At Recoleta park, we visited the Pilar Church and walked around the crafts stalls. We finally visited the famous cemetery with gorgeous mausoleums, very similar to the Parisian cemeteries. Some of the mausoleums are larger than some NYC apts! They say it's important to live in Recoleta, but more important to be buried in Recoleta. We made our way to the tomb of Eva Peron and the Duarte family, where tourists crowded, and also the Sarmiento tomb of the 7th president of Argentina.

By the way, in front of the cultural center, there was a sign for a play / show and on the bottom, it said "ojala". My Spanish class will appreciate that I spotted that as we spent extensive time discussing the Arab root of this word which is often used to exclaim with a bit of jealousy or means "I wish!"

At this point, we decided to grab a snack and ate outside at one of the restaurants along the Recoleta park. We shared chorizo and a margarita pizza with olives. We were surrounded by a variety of tourists and got to hear a little about their itineraries which sounded similar to ours. When I mean hear, more like eavesdropping. We decided post afternoon snack to head down to Plaza de Mayo where there are a bunch of government buildings and the Pink House - the president's house. Kind of interesting - White House - American, Blue House - Korean, and Pink House - Argentine. Presidents making up the rainbow in more ways than one.
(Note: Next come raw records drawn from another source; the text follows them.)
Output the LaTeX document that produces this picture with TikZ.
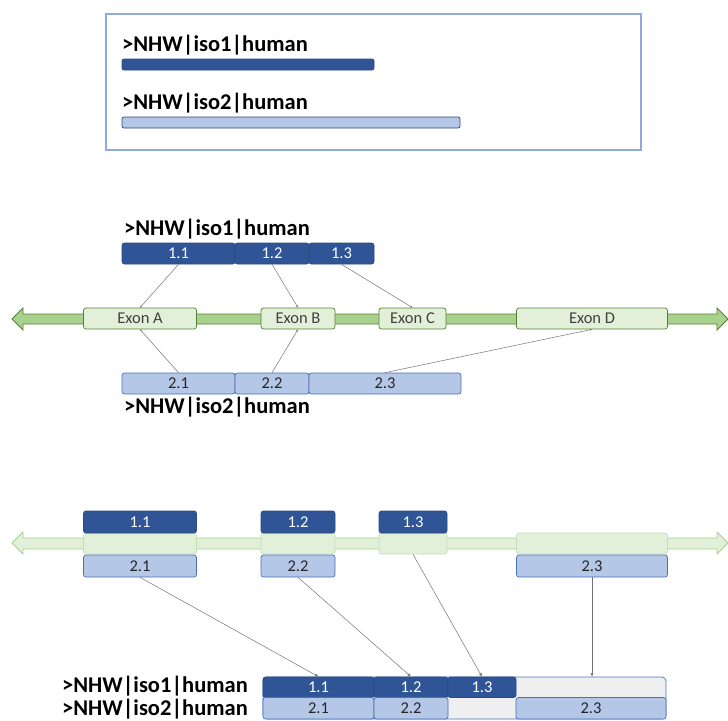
\documentclass[tikz,border=0pt]{standalone}
\usepackage{fontspec}
\setmainfont{Carlito}
\usetikzlibrary{arrows.meta}
\definecolor{dkblue}{HTML}{2F5597}
\definecolor{dkedge}{HTML}{2A4A80}
\definecolor{ltblue}{HTML}{B4C7E7}
\definecolor{ltedge}{HTML}{4A70B8}
\definecolor{frameblue}{HTML}{8FAADC}
\definecolor{shaft}{HTML}{A9D18E}
\definecolor{shaftedge}{HTML}{548235}
\definecolor{exfill}{HTML}{E2F0D9}
\definecolor{exfaint}{HTML}{C5E0B4}
\definecolor{restgray}{HTML}{EFEFEF}
\tikzset{
  box/.style={rectangle, rounded corners=2.5pt, inner sep=0pt, line width=0.7pt,
    font=\fontsize{16.5}{18}\selectfont},
  dk/.style={box, fill=dkblue, draw=dkedge, text=white},
  lt/.style={box, fill=ltblue, draw=ltedge, text=black!85},
  exon/.style={box, fill=exfill, draw=shaftedge, text=black!75},
  faintexon/.style={box, fill=exfill, draw=exfaint},
  title/.style={inner sep=0pt, font=\fontsize{22.5}{26}\selectfont\bfseries},
  conn/.style={draw=black!55, line width=0.5pt, -{Latex[length=2pt,width=2pt]}},
  conn2/.style={draw=black!55, line width=0.5pt, -{Latex[length=3.5pt,width=3pt]}}
}
\begin{document}
\begin{tikzpicture}[x=1pt, y=-1pt]
\useasboundingbox (0,0) rectangle (728,720);

% ---- overview panel: the two full-length isoforms
\node[draw=frameblue, line width=1.5pt, minimum width=535pt, minimum height=136pt, inner sep=0pt] (panel) at (373.5,82) {};
\node[title, anchor=base west] (t1) at (122,51) {>NHW|iso1|human};
\node[box, fill=dkblue, draw=dkedge, minimum width=252pt, minimum height=11pt, rounded corners=2pt] (bar1) at (248,64.5) {};
\node[title, anchor=base west] (t2) at (122,109) {>NHW|iso2|human};
\node[box, fill=ltblue, draw=dkedge, minimum width=338pt, minimum height=11pt, rounded corners=2pt] (bar2) at (291,122.5) {};

% ---- mapping of the isoform segments onto the gene
\fill[shaft, draw=shaftedge, line width=0.8pt]
  (12,319) -- (23,308) -- (23,314) -- (717,314) -- (717,308) -- (728,319)
  -- (717,330) -- (717,324) -- (23,324) -- (23,330) -- cycle;

\node[title, anchor=base west] (t3) at (124,235) {>NHW|iso1|human};
\node[dk, minimum width=113pt, minimum height=21pt] (a11) at (178.5,253.5) {1.1};
\node[dk, minimum width=74pt, minimum height=21pt] (a12) at (272,253.5) {1.2};
\node[dk, minimum width=65pt, minimum height=21pt] (a13) at (341.5,253.5) {1.3};

\node[exon, minimum width=113pt, minimum height=21pt] (exA) at (140,318.5) {Exon A};
\node[exon, minimum width=74pt, minimum height=21pt] (exB) at (298,318.5) {Exon B};
\node[exon, minimum width=67pt, minimum height=21pt] (exC) at (412.5,318.5) {Exon C};
\node[exon, minimum width=151pt, minimum height=21pt] (exD) at (592,318.5) {Exon D};

\node[lt, minimum width=113pt, minimum height=21pt] (b21) at (178.5,383.5) {2.1};
\node[lt, minimum width=74pt, minimum height=21pt] (b22) at (272,383.5) {2.2};
\node[lt, minimum width=152pt, minimum height=21pt] (b23) at (385,383.5) {2.3};
\node[title, anchor=base west] (t4) at (124,413) {>NHW|iso2|human};

\draw[conn] (a11.south) -- (exA.north);
\draw[conn] (a12.south) -- (exB.north);
\draw[conn] (a13.south) -- (exC.north);
\draw[conn] (b21.north) -- (exA.south);
\draw[conn] (b22.north) -- (exB.south);
\draw[conn] (b23.north) -- (exD.south);

% ---- segments stacked on their exons
\fill[exfill, draw=shaft, line width=0.8pt]
  (12,543) -- (23,532) -- (23,538) -- (717,538) -- (717,532) -- (728,543)
  -- (717,554) -- (717,549) -- (23,549) -- (23,554) -- cycle;

\node[faintexon, minimum width=113pt, minimum height=21pt] (fxA) at (140,543.5) {};
\node[faintexon, minimum width=74pt, minimum height=21pt] (fxB) at (298,543.5) {};
\node[faintexon, minimum width=68pt, minimum height=21pt] (fxC) at (413,543.5) {};
\node[faintexon, minimum width=151pt, minimum height=21pt] (fxD) at (592,543.5) {};

\node[dk, minimum width=113pt, minimum height=22pt] (c11) at (140,522) {1.1};
\node[dk, minimum width=74pt, minimum height=22pt] (c12) at (298,522) {1.2};
\node[dk, minimum width=68pt, minimum height=22pt] (c13) at (413,522) {1.3};

\node[lt, minimum width=113pt, minimum height=22pt] (d21) at (140,566) {2.1};
\node[lt, minimum width=74pt, minimum height=22pt] (d22) at (298,566) {2.2};
\node[lt, minimum width=151pt, minimum height=22pt] (d23) at (592,566) {2.3};

% ---- aligned isoforms
\node[box, fill=restgray, draw=ltedge, minimum width=403pt, minimum height=42pt, rounded corners=4pt] (rest) at (464.5,698) {};
\node[dk, minimum width=111pt, minimum height=20.5pt] (e11) at (318.5,687.25) {1.1};
\node[dk, minimum width=74pt, minimum height=20.5pt] (e12) at (411,687.25) {1.2};
\node[dk, minimum width=68pt, minimum height=20.5pt] (e13) at (482,687.25) {1.3};
\node[lt, minimum width=111pt, minimum height=21.5pt] (f21) at (318.5,708.25) {2.1};
\node[lt, minimum width=74pt, minimum height=21.5pt] (f22) at (411,708.25) {2.2};
\node[lt, minimum width=150pt, minimum height=21.5pt] (f23) at (591,708.25) {2.3};
\coordinate (r23) at (d23.south |- rest.north);

\node[title, anchor=base east] (t5) at (248,692) {>NHW|iso1|human};
\node[title, anchor=base east] (t6) at (248,715) {>NHW|iso2|human};

\draw[conn2] (d21.south) -- (e11.north);
\draw[conn2] (d22.south) -- (e12.north);
\draw[conn2] (fxC.south) -- (e13.north);
\draw[conn2] (d23.south) -- (r23);
\end{tikzpicture}
\end{document}
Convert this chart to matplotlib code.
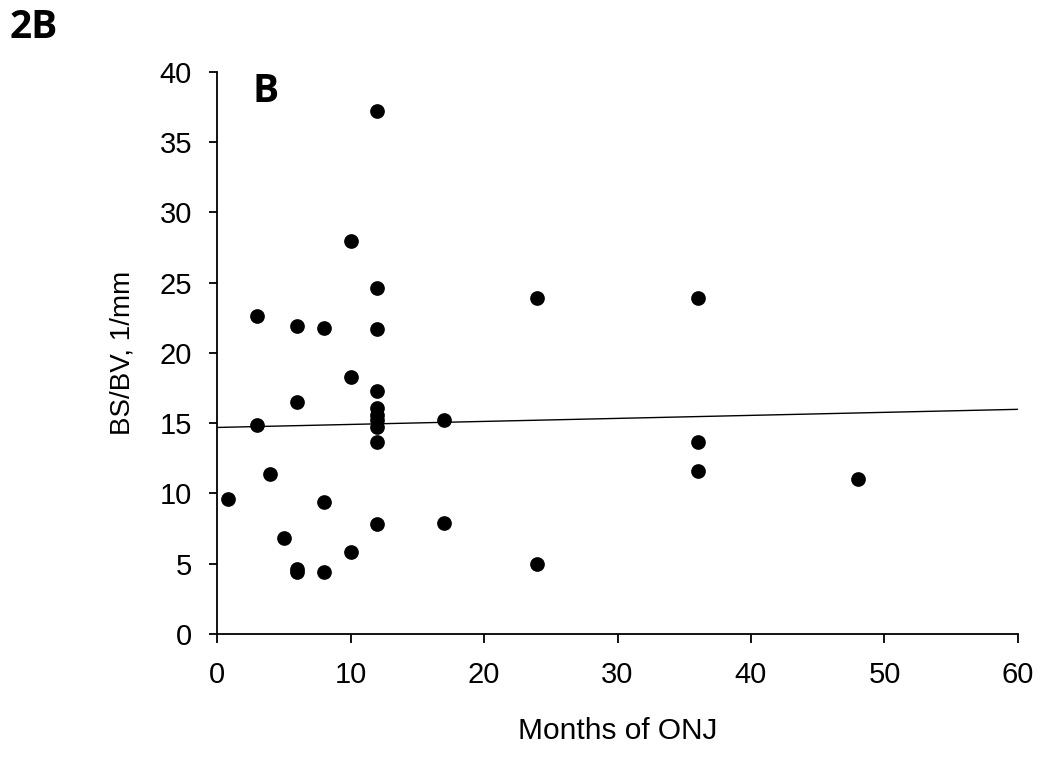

Also, here from one of the Pink House guards, I got my first - "where are you from?" Me - "NY." "No, where are you really from?" It doesn't bother me, but definitely expect to hear it a few more times. Happens every time I travel.

Bottle caps to resemble the
Argentine Presidential symbol
We got to the Plaza de Mayo neighborhood via the subte which is the subway system. It's nothing too special, but definitely very cheap - 1.10 peso per ride or less than 30 cents. Nearby we also visited San Ignacio, the oldest church in Buenos Aires which is going under some renovations and then the Metropolitan Cathedral. I even got to take communion as they were finishing up mass. Inside the Cathedral, there is a mausoleum for General Jose de San Martin who helped liberate Argentina, Chile and Peru and fight for independence. The tomb of the unknown soldier is buried here as well. We accidentally missed the door to the Cathedral as the building looked like any government building that surrounded the plaza. We ended up walking a little through Microcentro - financial district trying to find the door. Your typical financial district on a Saturday - empty streets with lots of banks. It was especially interesting and sad, though, to see plaques in the sidewalks memorializing individuals who worked at the various banks and "disappeared" (were taken by the regime) in Argentina during the 70s.

Afterwards, we walked over a few avenues exploring the neighborhood, walked by the Obelisk which helped celebrate the 400th anniversary of the city in 1936, and took the subte back to our hotel in Recoleta. Flipping through tv, we did stumble upon a Korean channel and various movies dubbed in Spanish. However we ended up watching 3 episodes of House.

So for New Years Eve, we went to a charming, white cloth, BBQ restaurant in Recoleta around 10:30. The 4 course meal came with champagne, malbec, and unlimited beverages. Amanda and I were truly stuffed and had a wonderful time practicing our Spanish with the waiters who spoke little English. They were very kind to us. We tipped them even though the prix fixe included tip. We said it was to thank them for our poor Spanish.

So you might be wondering why we're not partying it up. We have to wake up at 4 for a 7 am flight to El Calafate and both our feet are swollen from all the walking. Upon our return to the hotel, we found ourselves locked out. When the security guard came to let us in, I said, "you're like my parents - locking me out when I return late." I said it in Spanish and he laughed. A lot. However, technically my parents never locked me out. I think I become more charming in Spanish.

Happy New Year or Prospero Ano Nuevo! Please ignore the fact that I do not have an accent over the n. I am not trying to wish you a new body part, but the blackberry is very limiting.